A stock’s health is important to scour before making a purchase. When dealing with penny stocks, the health isn’t always too great. The reason is because you are often dealing with companies that are nearing bankruptcy or are fresh on the market. In either case, you will find that your risk in losing your investment will be high, should things take an unfortunate turn.
The bigger names in the stock market exchange, such as Wal-Mart, didn’t start out as a penny stock. Don’t be confused into thinking that all stocks start out this way. Instead, many of the big names started at prices over $20 because of their history before entering the market. Thus, and dreams of buying stock of a popular company entering the market are misplaced.

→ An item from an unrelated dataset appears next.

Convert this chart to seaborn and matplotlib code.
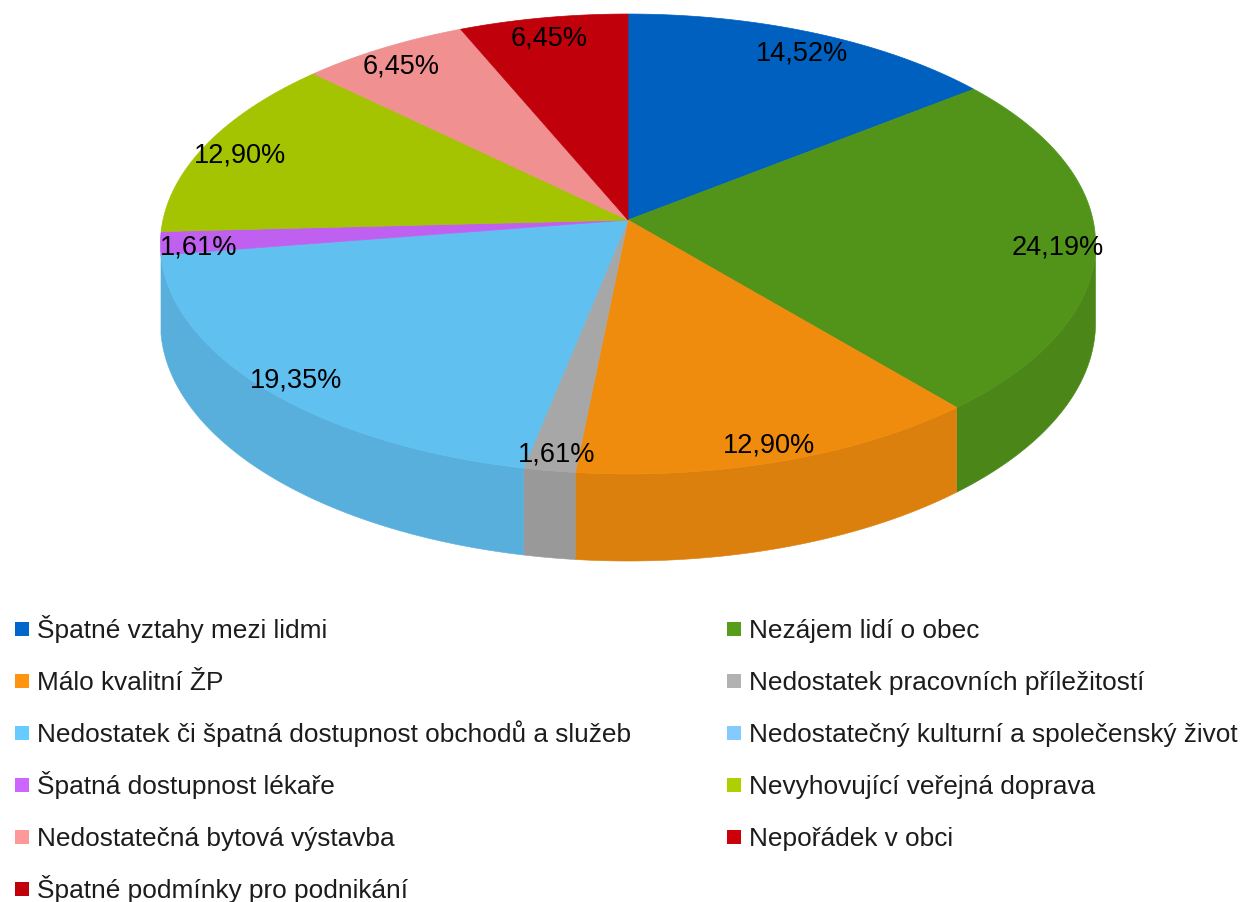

Unlike long term stocks, you probably won’t to keep all of your funds in just a few stocks. Instead you should investigate many different penny stocks and make an effort to get your stake in. Even if one stock performs poorly, you can shift money to another stock instead. When done correctly this will reduce lost, and keep your profits stable.
Even when your penny stock is performing well, consider getting out of it by selling it off once it hits a peak. Penny stocks are volatile and can shift up and down without warning. Even if you have a “good feeling” about it, history will show that penny stocks are best traded with haste. Unless you have an undeniable reason that a company is going to “make it big” in the stock market, keep to the plan of playing “hot potato.”
Penny stocks will lose you money at some point or another. They are too unpredictable for anyone to make a winning decision every time. The key here is to learn from your mistakes and to funnel your investments appropriately. Make an effort to not use money you shouldn’t be investing, and certainly don’t turn investing into a game of gambling or chance.
Final Thoughts
Penny stocks are considered a risky form of investing that should only be attempted after you are familiar with how the stock exchange works. A broker can help you set up the paperwork in obtaining your own penny stocks, for a fee of course.